Si je ne me trompe, Empédocle ne représente pas un type nouveau de personnalité, mais un type très ancien, le chaman, qui détient toute ensemble les fonctions indifférenciées de magicien et de naturaliste, de poète et de philosophe, de prédicateur, de guérisseur et de conseiller public. Après lui, ces fonctions se séparent ; les philosophes désormais ne sont ni poètes ni magiciens ; d’ailleurs, un tel homme était déjà un anachronisme au Ve siècle. Mais des êtres comme Epiménide et Pythagore ont très bien pu exercer toutes les fonctions que j’ai nommées.
Il y a toutefois un autre et plus grand chaman grec qui, sans aucun doute, tira des conséquences théoriques et, sans aucun doute aussi, croyait à la réincarnation : je veux dire Pythagore.
À notre connaissance toutefois, le premier écrivain à parler d’extase poétique est Démocrite, qui soutient que les meilleurs poèmes sont composés « avec inspiration et un souffle saint », et nie qu’un homme puisse être un grand poète « sine furore ».
Je conclus que la démence prophétique est au moins aussi ancienne en Grèce que la religion d’Apollon.
Vers 432 av. J.-C. […], le refus de croire au surnaturel et à l’enseignement de l’astronomie devinrent des délits.

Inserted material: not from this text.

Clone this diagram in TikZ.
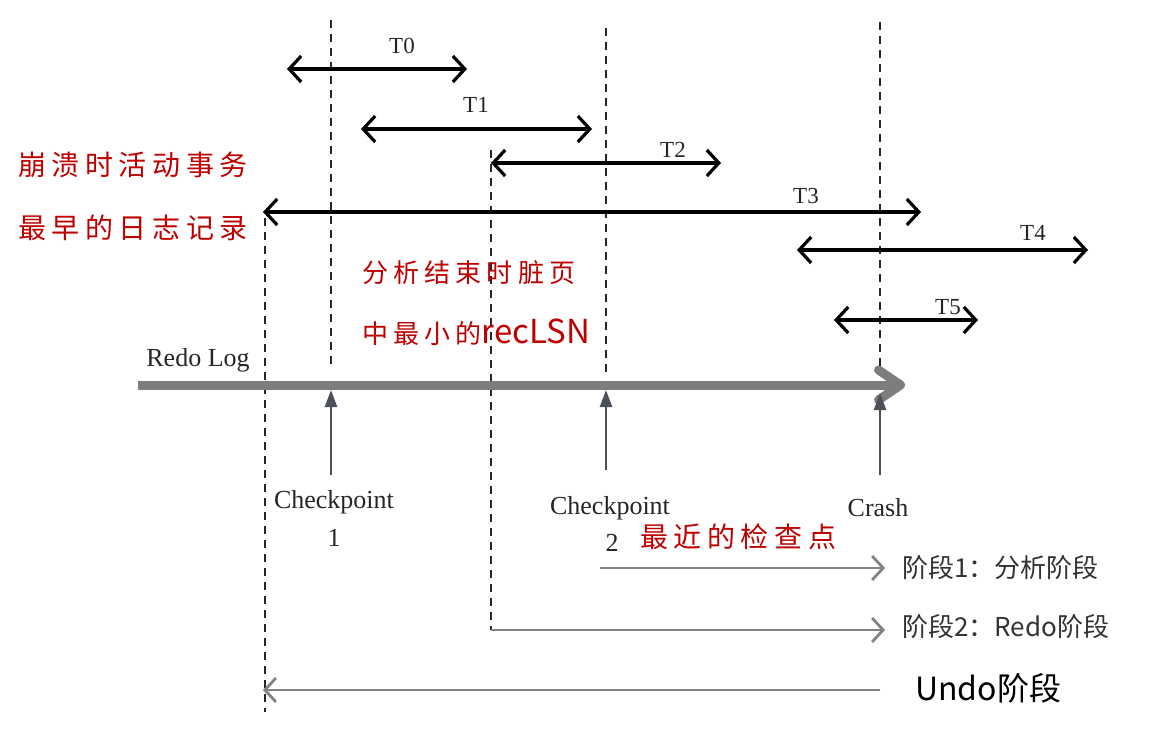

Héraclite eu la témérité d’attaquer une chose qui demeure encore jusqu’à ce jour un des traits saillant de la religion populaire grecque, le culte des images ; un tel culte, dit-il, revenait à s’adresser à la maison d’un homme au lieu de parler au propriétaire.
L’animal que vous tuez pour le manger est peut-être l’habitation d’un soi, d’une âme humaine. C’est ainsi que l’explique Empédocle. Mais il n’est pas tout à fait logique avec lui-même, car il devrait avoir autant horreur de manger des légumes, puisqu’il croyait que son propre soi occulte avait une fois séjourné dans un buisson. Sous cette rationalisation imparfaite, il y a, je crois, quelque chose de plus ancien – l’antique horreur du sang versé.

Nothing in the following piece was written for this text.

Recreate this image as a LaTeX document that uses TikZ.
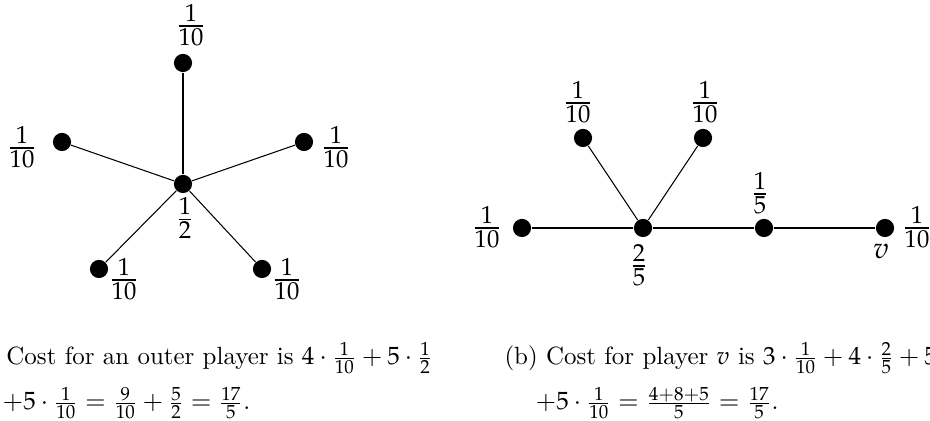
\documentclass[tikz,border=0pt]{standalone}
\usepackage{amsmath}
\usepackage{mathpazo}

\begin{document}
\begin{tikzpicture}[
  x=0.0141cm,
  y=-0.0141cm,
  player/.style={circle, fill=black, inner sep=0pt, minimum size=7.3pt},
  share/.style={inner sep=0pt, font=\fontsize{13}{15}\selectfont},
  link/.style={draw=black, line width=0.42pt},
  captext/.style={anchor=base west, inner sep=0pt}
]
  \useasboundingbox (0,0) rectangle (930,421);
  \clip (0,0) rectangle (930,421);

  % star
  \node[player] (hub) at (183,184) {};
  \node[player] (top) at (183,63) {};
  \node[player] (west) at (62,142) {};
  \node[player] (east) at (304,142) {};
  \node[player] (sw) at (99,269) {};
  \node[player] (se) at (262,269) {};
  \foreach \p in {top,west,east,sw,se} {
    \draw[link] (hub) -- (\p);
  }
  \node[share] (hublbl) at (185,218) {$\frac{1}{2}$};
  \node[share] (toplbl) at (191,25) {$\frac{1}{10}$};
  \node[share] (westlbl) at (22,147) {$\frac{1}{10}$};
  \node[share] (eastlbl) at (336,147) {$\frac{1}{10}$};
  \node[share] (swlbl) at (124,279) {$\frac{1}{10}$};
  \node[share] (selbl) at (287,279) {$\frac{1}{10}$};

  % tree with player v
  \node[player] (root) at (643,228) {};
  \node[player] (leaf) at (522,228) {};
  \node[player] (upl) at (583,138) {};
  \node[player] (upr) at (703,138) {};
  \node[player] (mid) at (764,228) {};
  \node[player] (v) at (885,228) {};
  \foreach \p in {leaf,upl,upr,mid} {
    \draw[link] (root) -- (\p);
  }
  \draw[link] (mid) -- (v);
  \node[share] (rootlbl) at (639,265) {$\frac{2}{5}$};
  \node[share] (leaflbl) at (487,227) {$\frac{1}{10}$};
  \node[share] (upllbl) at (578,102) {$\frac{1}{10}$};
  \node[share] (uprlbl) at (705,102) {$\frac{1}{10}$};
  \node[share] (midlbl) at (760,193) {$\frac{1}{5}$};
  \node[inner sep=0pt, font=\fontsize{12}{14}\selectfont] (vname) at (881,251) {$v$};
  \node[share] (vlbl) at (917,227) {$\frac{1}{10}$};

  % captions
  \node[captext] (capa1) at (6,365) {Cost for an outer player is $4\cdot\frac{1}{10}+5\cdot\frac{1}{2}$};
  \node[captext] (capa2) at (2,410) {$+5\cdot\frac{1}{10}=\frac{9}{10}+\frac{5}{2}=\frac{17}{5}$.};
  \node[captext] (capb1) at (504,365) {(b) Cost for player $v$ is $3\cdot\frac{1}{10}+4\cdot\frac{2}{5}+5$};
  \node[captext] (capb2) at (535,410) {$+5\cdot\frac{1}{10}=\frac{4+8+5}{5}=\frac{17}{5}$.};
\end{tikzpicture}
\end{document}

Ce qui demeure certain, c’est que ces croyances [en la réincarnation] incitaient à une répugnance pour le corps et un dégoût pour la vie des sens, qui sont entièrement nouveaux en Grèce. Je présume que toute « civilisation de culpabilité » présente un sol favorable au puritanisme, puisqu’elle crée un besoin inconscient d’autopunition que le puritanisme peut satisfaire.
Nous avons vu [...] comment le contact avec les croyances et les pratiques chamanique pouvait, à un peuple réfléchi comme les Grecs, suggérer les éléments d’une telle psychologie [puritaine] : la notion de l’excursion psychique pendant le sommeil ou pendant la transe pouvait renforcer l’antithèse âme-corps ; la « retraite » chamanique pouvait servir de modèle à une askêsis systématique, une formation consciente des puissances psychiques par l’abstinence, et par des exercices spirituels ; les récits de chamans qui disparaissent et reparaissent pouvaient encourager la croyance en un soi indestructible, magique ou démonique ; et le transfert des pouvoirs ou de l’esprit des chamans mort aux vivants pouvait se généraliser en une ligne de doctrines de la réincarnation.
Nous savons en tout cas que Pythagore fonda une espèce d’ordre religieux, une communauté d’hommes et de femmes dont la règle était déterminée par l’attente de vies futures.